La Chiesa di Bologna non si sottrae alla sfida del cammino comune con il mondo laico, e anzi l’arcivescovo con il Congresso ha cercato di stimolarlo: per questo l’appuntamento successivo, l’8 giugno, si è svolto in forma di assemblea cittadina a cui erano invitati tutti, credenti e non. Più che di una vera assemblea si è trattato di un convegno, poiché la parola è spettata ai soli relatori prestabiliti; ma già l’idea di far parlare, all’interno della Basilica di San Petronio, le varie autorità civili e religiose, ha segnato una forte volontà di collaborazione fra l’anima cristiana e quella laica di Bologna. Senza dilungarci nella descrizione delle specificità locali, segnaliamo un’interessante chiave di lettura della compagine sociale data dal sindaco di Bologna. Per Virginio Merola la città comprende tre gruppi sociali, la cui composizione appare oggi molto diversa rispetto a qualche decennio fa: la città operosa, la città degli esclusi; la città rancorosa. Solo un’alleanza tra i cittadini operosi e quelli esclusi potrà alleviare i problemi di oggi, e ridare fiducia ai sempre più numerosi cittadini pieni di rancore, magari riducendone il numero.

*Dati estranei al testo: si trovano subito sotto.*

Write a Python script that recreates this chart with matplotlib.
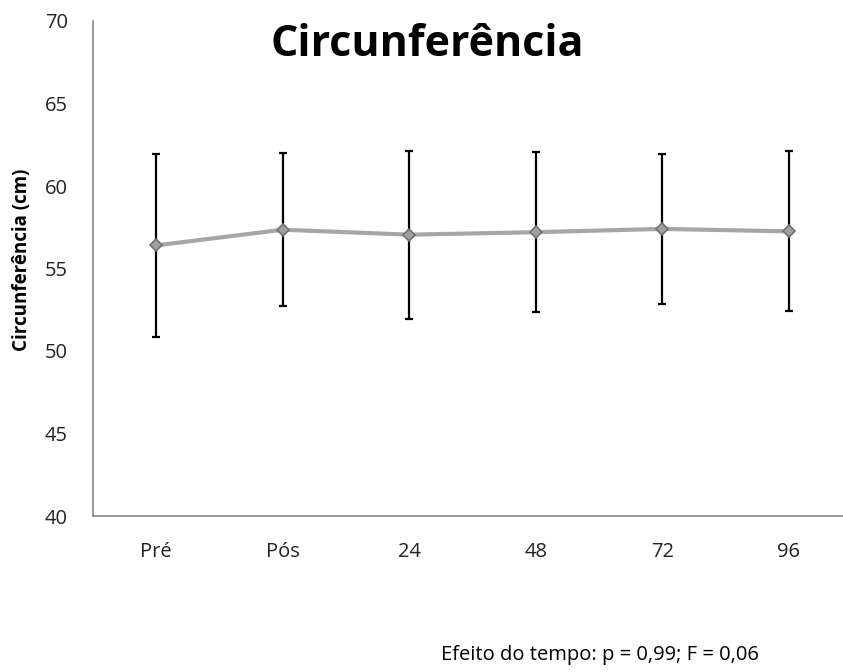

Il Congresso eucaristico vorrebbe essere un tentativo per farlo, chiamando a raccolta tutte le forze positive dei cristiani attorno al mandato eucaristico. Le celebrazioni finali, che si stanno svolgendo nel momento in cui scriviamo, con l’imminente visita di papa Francesco e la consegna delle linee pastorali alla diocesi, dovrebbero delineare qualche cammino concreto. Vedremo se e come la Chiesa saprà portare il pane eucaristico a tutti gli uomini e alle donne che vivono nel suo territorio, e non solo.